Hybrid work schedules force commuter rail systems to think beyond office worker - The Washington Post

Hybrid work schedules force commuter rail systems to think beyond office worker – The Washington Post

Across the country, city transit lines that serve lower-income riders without vehicle access or who work in health care, retail and other jobs that can’t be done from afar have retained much of their pre-pandemic ridership, experts say. Meanwhile, long-distance systems have lagged, as the bulk of their more affluent customers with more flexible desk jobs continue to telework or turn to driving.

Chicago’s Metra commuter rail system is sending free fare cards to residents who recently moved into its suburban service area. New Jersey Transit is touting its commuter trains and buses as a convenient ride to Manhattan’s entertainment and a more flexibly priced commuting option for the city’s stage, restaurant and hotel workers.

Many commuter rail systems have started offering discounts to less frequent commuters as an alternative to the traditional monthly pass. Some are adjusting to more flexible work schedules and targeting nonwork trips by moving rush-hour trains to all-day service. Others are trying to lure weekend customers with flat fares and free rides for children.

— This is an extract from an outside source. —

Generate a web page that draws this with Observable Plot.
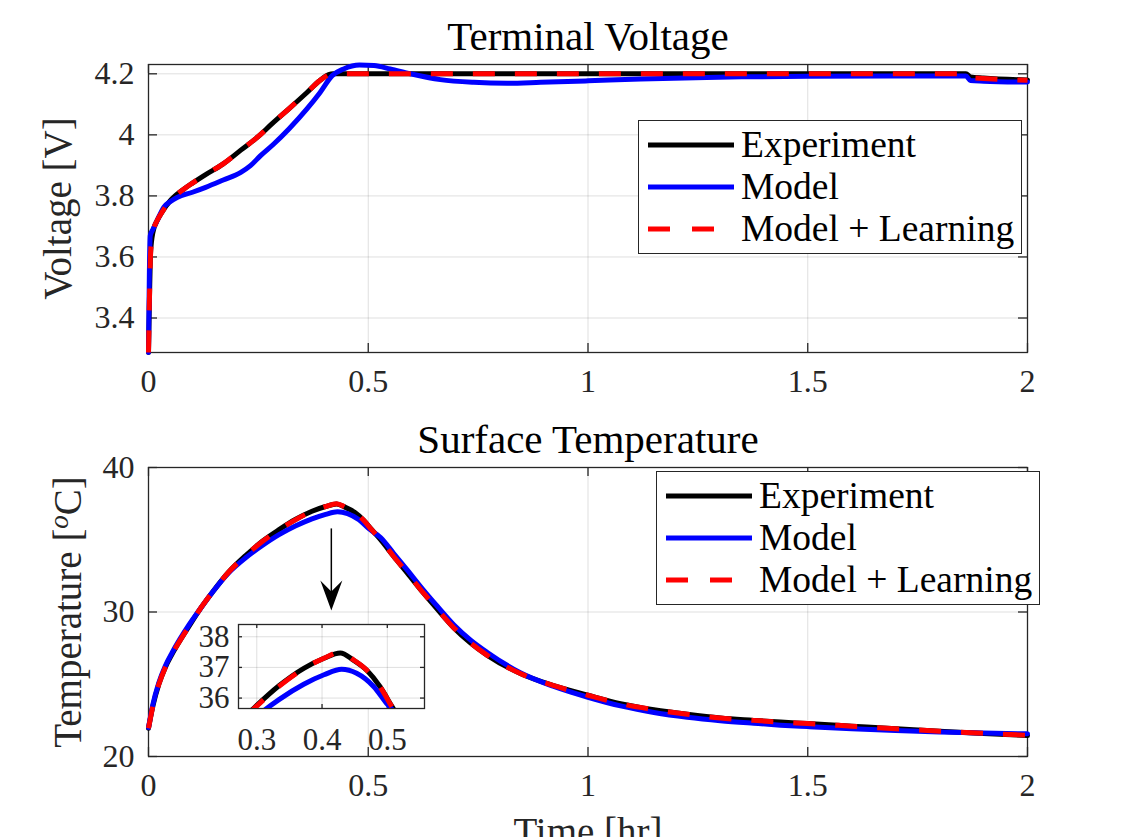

Metrorail ridership rebounded in recent days to 29 percent of pre-pandemic levels, after more offices reopened on Tuesday. Even so, Metro officials have predicted overall ridership on the rail and bus systems will reach just 53 percent by this summer and 75 percent by mid-2024 — with the biggest losses among long-distance commuters.

Ridership on Maryland’s MARC commuter rail bumped up to 23 percent of pre-pandemic levels as more offices reopened this month. Like other commuter rail systems, MARC has begun offering a discounted and more flexible fare pass for fewer trips. It also has experimented with a new evening express train to speed up the trip between Union Station and Baltimore.

Ridership on Virginia Railway Express hit 16 percent of pre-pandemic levels this month, its highest customer load since the pandemic began. Los Angeles’s Metrolink and Chicago’s Metra commuter rail systems are at 30 percent, according to the agencies. In New York, the Long Island Rail Road and Metro-North lines have fared better, with ridership above 50 percent. New Jersey Transit reports rail ridership at 50 percent.

Ensuring the viability of long-distance trains and buses is critical, industry experts say, because like all mass transit systems, their operations rely on public subsidies. The less ridership revenue, the more government must make up the difference without service cuts. In addition to providing a public service, officials say, long-distance transit helps reduce traffic congestion and vehicle emissions while attracting and focusing growth around stations.

The new service is noticeably busy in the mid-afternoons, probably because it now serves 7 a.m. to 3 p.m. work schedules common in health-care and construction jobs, Poftak said. He said two years of teleworking also seem to have left commuters with newfound flexibility to leave the office early, such as to pick up children, before finishing the workday at home. Running trains throughout the day entices passengers who previously might have worried about getting home quickly for a midday emergency, he said.

However, officials for both VRE and MARC say they can expand service only if Amtrak and the freight railroads that own the track their commuter trains run on grant them more space. That would require funding to add more track and other capacity, officials said. VRE is pursuing new weekend service and additional weekday trains, but MARC officials say they can’t expand anytime soon because of capacity constraints.

Transit officials in Washington and across the country say they are hopeful a resurgence in traffic congestion, as miserable as it is, will help woo back riders lost to driving. Many major metro areas, including the D.C. region, are reporting traffic congestion approaching pre-pandemic levels and, in some case, are surpassing them.

That feeling resonates with Herndon resident Nelson Richardson, 35, who said he has driven to his IT job at the Capitol throughout the pandemic only when he needed the flexibility for child care. But he mostly has stuck with VRE or Metro, opting for the solitude of the train over an increasingly jammed Interstate 66.

Kettle, its chief executive, said he is eyeing residents who moved farther out for more affordable space during the pandemic and took on a longer commute, even if it’s less often. He said he hopes the return of Southern California’s stifling traffic congestion will help make the case for riding rail.

Experts say the extent to which many systems recover — and how long it takes — will depend on unknown factors, such as whether another variant emerges, how long employers permit hybrid schedules and how comfortable passengers feel riding long distances in enclosed spaces. Another big question: how much two years of working from home has dampened some long-distance workers’ willingness to schlep to and from an office, even a few days a week.